Recientemente,
mientras aguardábamos que pusieran las urnas, acepté la propuesta de un diario
digital y respondí a una encuesta bastante genérica sobre mis expectativas
políticas y su reflejo en los programas de cada partido.
El objetivo, casi lúdico, de la
encuesta era informar de qué programas políticos respondían con mayor exactitud
a las expectativas propias.
El resultado no me extrañó en
absoluto. Mis expectativas se veían reflejadas en los tres partidos de
izquierda que se presentaban en el territorio nacional en porcentajes muy
similares que iban del 86% al 83%. Estoy por asegurar que cualquier votante de
izquierdas que hubiera respondido a esas cuestiones relacionadas con los
servicios públicos, las funciones del Estado, la organización territorial, y
las relaciones con Europa y con el resto del mundo habría obtenido un abanico similar
en cuanto a las coincidencias con los programas de los partidos de izquierda
nacional.
Y eso habla claramente de las
coincidencias en los programas, coincidencias en temas fundamentales para diseñar
el tipo de sociedad en el que nos gustaría vivir. Esa y no otra es la
aspiración del sistema democrático desde su aparición, permitir a la mayoría
diseñar la sociedad en la que vive según los valores dominantes. Todo lo demás
es agua de borraja. Si el sistema democrático no permite que la mayoría se
implique en el diseño de esa sociedad, la democracia es pura farsa. Y no
podemos olvidar que incluso la democracia pare monstruos que luego la devora.

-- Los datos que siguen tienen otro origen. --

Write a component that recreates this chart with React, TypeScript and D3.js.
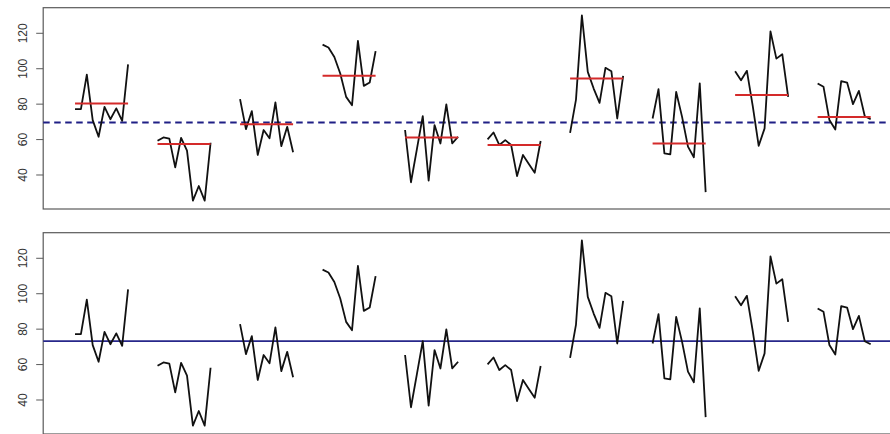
import React from "react";
import * as d3 from "d3";

const groupValues: number[][] = [
  [77.2, 77.2, 96.7, 71.0, 61.6, 78.5, 71.5, 77.6, 70.6, 102.4],
  [59.3, 61.2, 60.5, 44.3, 61.0, 53.7, 25.5, 33.8, 25.5, 58.2],
  [82.8, 65.9, 76.1, 51.3, 65.4, 60.7, 81.0, 56.3, 67.2, 52.8],
  [113.6, 112.0, 106.6, 97.3, 84.1, 79.4, 115.7, 90.3, 92.2, 109.9],
  [65.4, 35.9, 54.5, 73.2, 36.8, 68.2, 57.8, 79.8, 57.8, 61.6],
  [60.1, 64.0, 56.9, 59.7, 56.9, 39.4, 51.3, 46.2, 41.3, 59.2],
  [63.8, 82.6, 130.1, 98.2, 88.8, 80.7, 100.5, 98.6, 71.9, 95.9],
  [71.9, 88.5, 52.2, 51.6, 86.9, 72.8, 56.0, 50.0, 91.7, 30.3],
  [98.6, 93.5, 98.8, 78.7, 56.5, 66.3, 121.1, 105.7, 108.2, 84.1],
  [91.7, 89.8, 71.0, 65.7, 93.0, 92.2, 80.0, 87.5, 73.2, 71.5],
];
const groupMeans: number[] = [80.4, 57.5, 68.7, 96.0, 61.2, 56.9, 94.5, 57.8, 85.1, 72.8];
const topReference = 69.7;
const bottomReference = 73.2;
const yTicks: number[] = [40, 60, 80, 100, 120];
const groupStride = 14;

const W = 890;
const H = 434;
const plotLeft = 43.2;
const plotRight = 902.5;
const panelTops = [7.7, 232.7];
const panelHeight = 201.3;

const xFirst = 1;
const xLast = 1 + groupStride * (groupValues.length - 1) + (groupValues[0].length - 1);
const xPad = (xLast - xFirst) * 0.04;
const x = d3.scaleLinear().domain([xFirst - xPad, xLast + xPad]).range([plotLeft, plotRight]);

const idx = (g: number, j: number) => 1 + groupStride * g + j;

function Panel({ top, showMeans }: { top: number; showMeans: boolean }) {
  const y = d3.scaleLinear().domain([20.8, 134.45]).range([top + panelHeight, top]);
  return (
    <g>
      <rect
        x={plotLeft}
        y={top}
        width={plotRight - plotLeft}
        height={panelHeight}
        fill="none"
        stroke="#5a5a5a"
        strokeWidth={1.2}
      />
      {yTicks.map((t) => (
        <g key={t}>
          <line x1={plotLeft - 7} x2={plotLeft} y1={y(t)} y2={y(t)} stroke="#5a5a5a" strokeWidth={1} />
          <text
            transform={`translate(${22.5},${y(t)}) rotate(-90)`}
            textAnchor="middle"
            dominantBaseline="central"
            fontFamily="Liberation Sans, Arial, sans-serif"
            fontSize={12}
            fill="#333"
          >
            {t}
          </text>
        </g>
      ))}
      {showMeans ? (
        <line
          x1={plotLeft}
          x2={plotRight}
          y1={y(topReference)}
          y2={y(topReference)}
          stroke="#1f1f85"
          strokeWidth={2}
          strokeDasharray="6.5,4.5"
        />
      ) : (
        <line
          x1={plotLeft}
          x2={plotRight}
          y1={y(bottomReference)}
          y2={y(bottomReference)}
          stroke="#27278a"
          strokeWidth={1.8}
        />
      )}
      {groupValues.map((vals, g) => {
        const l = d3
          .line<number>()
          .x((_, j) => x(idx(g, j)))
          .y((v) => y(v));
        return (
          <g key={g}>
            <path d={l(vals) || ""} fill="none" stroke="#111" strokeWidth={1.8} strokeLinejoin="round" />
            {showMeans && (
              <line
                x1={x(idx(g, 0))}
                x2={x(idx(g, vals.length - 1))}
                y1={y(groupMeans[g])}
                y2={y(groupMeans[g])}
                stroke="#d42a2a"
                strokeWidth={2}
              />
            )}
          </g>
        );
      })}
    </g>
  );
}

export default function App() {
  return (
    <svg
      width={W}
      height={H}
      style={{ position: "absolute", left: 0, top: 0, background: "#fff" }}
    >
      <rect x={0} y={0} width={W} height={H} fill="#fff" />
      <Panel top={panelTops[0]} showMeans={true} />
      <Panel top={panelTops[1]} showMeans={false} />
    </svg>
  );
}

Cuando el liberalismo dominante intenta
definir con su visión simplificadora y maniquea a la gente de izquierdas, los
reduce a gente alejada de la realidad
que aspira a construir un estado protector gigantesco, entrometido, regulador
en exceso de las relaciones laborales, quisquilloso con los derechos humanos y,
sobre todo, caro; demasiado caro. Ese Estado es perjudicial para los negocios.
En algo aciertan, la izquierda es la
única defensora de lo que llamábamos Estado del Bienestar que hizo de Europa la
referencia democrática de la humanidad, al tiempo que la convertía en la
primera productora de riqueza mundial.
A mi humilde y anacrónico entender,
los programas de los partidos de izquierda que se han presentado en todo el
territorio nacional coinciden en bastante más de las dos terceras partes de sus
propuestas en asuntos relacionados con ese Estado que han ido demoliendo las
políticas ultraliberales con la extraordinaria excusa de la crisis.
Daba la sensación de que la
prioridad absoluta de estas elecciones era parar esa sangría, reparar con
urgencia los daños más graves que ha ocasionado la derecha a los más indefensos
y empezar a reconstruir el país eliminando desigualdades a un ritmo razonable.
La mayoría social de este país comparte
esas aspiraciones y ha votado a uno de esos partidos de izquierda que llevaban
la corrección de esas lacerantes lacras en sus programas. Cualquiera de ellos
habría sido una opción razonable para entregarles nuestra representatividad en
la recuperación del Estado del Bienestar.
Luego, la ausencia de verdadera
vocación de estado en políticos mediocres, el oportunismo, las oscuras
estrategias en la guerra sucia de la política partidista inutiliza nuestra
voluntad y desarraiga nuestras esperanzas, sin darles ni un solo día de tregua.
Un millón de votos que ha recibido
Izquierda Unida se ha ido a las papeleras produciendo la miserable cosecha de
dos diputados nacionales. Seguramente, los escaños más caros de la historia.
¿Es tiempo de líneas rojas?
Yo creía que había llegado el tiempo
de analizar las prioridades que debieran estar relacionadas con solucionar la situación
de los más desprotegidos y marginados por las políticas excluyentes del Partido
Popular y darles respuesta inmediata sobre la base de las coincidencias
mayoritarias en los programas de izquierda.
A todas luces no eran esas las
prioridades.
La prioridad ahora es eliminar
competidores, y el que esté sufriendo las secuelas más dolorosas de las
políticas del último gobierno, que se joda. Con esas mismas palabras lo
pontificó en su día Andrea Fabra en el Parlamento desde la bancada del PP.
Es lo que hay. El cainismo es una
herencia genética en España. La desfachatez, también.